Dann suchen wir jetzt mal nach den flexiblen Verben und den eiskalten Substantiven.

Hygienekonzepte für kleine Läden nicht realisierbar

"Kaum jemand geht auf Lesereise", lesen wir in der TAZ, wo Corona die schönen Lesestunden weitgehend eingefroren hat.
"Für kleinere Läden, Buchläden etwa, die in der Vergangenheit immer engagiert Lesungen veranstaltet haben und da schon ihr Herzblut unentgeltlich in die Organisation gesteckt haben, ist es oft nicht mehr handhabbar", schreibt die Schriftstellerin Katrin Seddig. "In ihren Läden ist nicht genug Platz, um ein Hygienekonzept umzusetzen."
Manchmal aber hat sie noch das Glück, in größeren Räumen aufzutreten - allerdings immer nur mit wenigen Menschen; Corona fordert ihren Abstandstribut. "Jemand hat es möglich gemacht, jemand bezahlt mich, jemand zeigt Interesse, kommt und hört sich mich an. Dafür bin ich dankbar."
Was hatte noch ihre Schriftstellerkollegin Felicitas Hoppe in der NEUEN ZÜRCHER angemerkt? "Der Mensch ist nun einmal darauf angewiesen, dass man ihn wahrnimmt, dass man ihn sieht. Auf das Ansehen der Person kommt es an."
Und: "Das Ansehen bezeichnet den Status, den wir in einer Gruppe oder Gesellschaft genießen." In einer Demokratie sollte sich das jeder gleichberechtigt erarbeiten können. Wir leben ja nicht mehr zu Kaisers Zeiten - oder?

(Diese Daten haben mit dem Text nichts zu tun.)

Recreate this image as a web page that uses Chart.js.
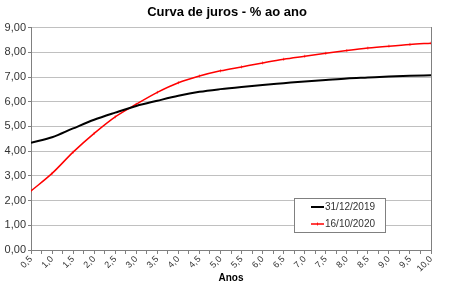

Haus Hohenzollern geht gegen kritische Berichte vor

"Eine Demokratie ist auf die kontinuierliche kritische Vergegenwärtigung ihrer Geschichte angewiesen", heißt es in der FRANKFURTER ALLGEMEINEN ZEITUNG.
"Im deutschen Falle bezieht sich das in besonderer Weise auf den Aufstieg und die Machtübernahme des Nationalsozialismus und damit auch auf die Rolle und Verantwortung der traditionellen Eliten bei diesen Entwicklungen", stellen Eva Schlotheuber und Eckart Conze fest. "Die Sache geht uns alle an."
Es geht um das einstige Kaiserhaus Hohenzollern, das Entschädigungen für verlorene Besitztümer haben möchte - und wie es dabei gegen Historiker und Journalisten vorgeht, die in diesem Zusammenhang auf unheilvolle Kumpanei von Hohenzollern mit den Nationalsozialisten hinweisen.
"Ausdruck dessen ist eine steigende Zahl von Abmahnungen und Unterlassungsaufforderungen. Die Familie selbst sprach im Februar 2020 von 120 Fällen", schreiben Eva Schlotheuber und Eckart Conze - zwei aus der Historikerzunft, die alles haben, was Felicitas Hoppe in der NEUEN ZÜRCHER so beschrieben hat: "Prestige und Profil, Rang und Reputation."

Eine Debatte findet kaum statt

Beim Kaiser konnten Majestätsbeleidiger noch hinter Gittern landen; seine Nachkommen müssen heute mit den Mitteln des Rechtsstaates gegen ihre Opponenten kämpfen.
"Viele Betroffene haben seither Interviews oder andere mediale Äußerungen abgelehnt, manche Journalisten wurden aufgrund der drohenden Anwaltskosten von ihren Redaktionen mit anderen Aufgaben betraut", so Eva Schlotheuber und Eckart Conze in der FRANKFURTER ALLGEMEINEN.
"Das unverzichtbare öffentliche Aushandeln der für die Bundesrepublik so wichtigen Thematik ist unter diesen Umständen deutlich erschwert, die Debatte wird regelrecht erstickt."